The French film director François Truffaut believed there was no such thing as an anti-war film because “to show something is to ennoble it.” In the 50 years since Truffaut made that remark, Hollywood has churned out hundreds of war movies that have proven his point. David Ayer’s Fury, the latest in the war genre, is no exception, though it makes a valiant effort to show the soul-crushing ugliness of warfare.
Fury is set in last days of World War II, as the Allies invade Germany and attempt to snuff out what remains of the Nazis’ will to resist the inevitable. “It will end, soon,” Don “Wardaddy” Collier says, “But before it does, a lot more people have to die.”
Wardaddy (Brad Pitt) and the crewmembers of his tank, named Fury, have seen their share of death. As they film opens, they’re the only tank in their battalion to have survived the most recent battle, in which they lost their assistant tank driver. His replacement is a recently enlisted Army typist named Norman Ellison. Norman has not only never seen combat, he’s never even seen the inside of a tank.
Norman is the proxy for the movie’s audience—and a symbolic proxy for America. In the beginning of the film Norman (like America) is a reluctant warrior, straining to keep a clear conscience. But as he experiences the evil and destruction of the enemy, he soon becomes (like America) a Nazi-killing machine.
While the “hero’s journey” symbolism is overly obvious, the film is nevertheless effective in portraying the realities of war. The dirt and grime and blood have caked over everything and seeped into each character, leaving a layer of crust over their humanity.
This perspective comes through most powerfully in the most tense and affecting scene, which, oddly enough, takes place in a dining room rather than on the battlefield. Wardaddy and Norman attempt to take a short reprieve into normalcy, but the other crewmembers won’t allow it. Like demons dragging a soul back into the pits of hell, three drunken crewman refuse to let their comrades even briefly forget the horrors they’ve endured.
Such casual cruelty reveals these men aren’t true friends. In the civilized world they would have nothing to do with one another. Yet they are bound together so strongly by their shared trauma that they would give their lives for one another. Fury displays more depth in that 10-minute scene than most war movies achieve in their entire running time.
When Fury is focused on such scenes of characterization, the film almost achieves a level of greatness. A prime example is the scenes that focus on Boyd “Bible” Swan (Shia LaBeouf). Boyd is a committed, Bible-believing Christian. (He would have been, at that time, considered a fundamentalist, though today he’d pass for an evangelical.) Grilling Norman about his faith, Boyd asks if the new crewmembers is a “mainliner.” When Norman says he’s been baptized, another crew members responds, “That ain’t what he asked you.”
It’s rare to find any film, much less a war movie, a supporting of such strong and enviable faith.

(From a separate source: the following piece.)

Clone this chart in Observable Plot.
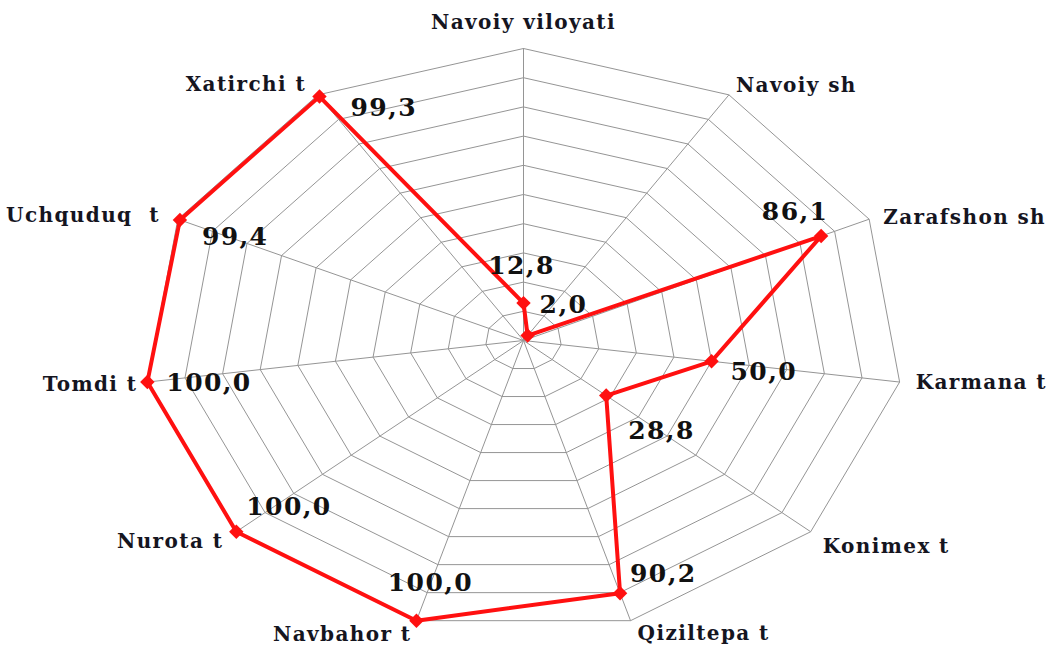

It’s even more rare to see a range of characters display a type of biblical literacy that would, admittedly, have been more common in that era. Consider the following exchange prior to the heat of battle:
Boyd: Here’s a Bible verse I think about sometimes. Many times. It goes: “And I heard the voice of Lord saying: Whom shall I send, and who will go for us? And I said: Here am I, send me!”
Norman: [Mumbling] Send me.
Wardaddy: Book of Isaiah, chapter six.
Unfortunately, the last third of the film shifts gears and turns into a “last stand movie.” If you’ve seen any of these types—from Rio Bravo to 300—you can predict every move. The early parts of the film present an honest portrayal of combat, including the “good guys” committing a range of war crimes. But the last sections resorts to the fist-pumping, Nazi-killing heroics modern audiences have come to expect in films about the “Good War.”
If the film had ended on an earlier scene (possibly after a bombing when a particularly hardened crew member tells Norman, “That’s war”) it would have achieved greatness. Instead, it slides into an anticlimactic ending, making it merely a worthy addition to the war movie canon.
Still, Fury is worth seeing merely for its characters and the way it displays individual scenes of humanity. While it isn’t the great anti-war movie we’ve needed since World War II, the film’s portrayal of conscience and decency and heroism proves Truffaut was right: to show something is to ennoble it.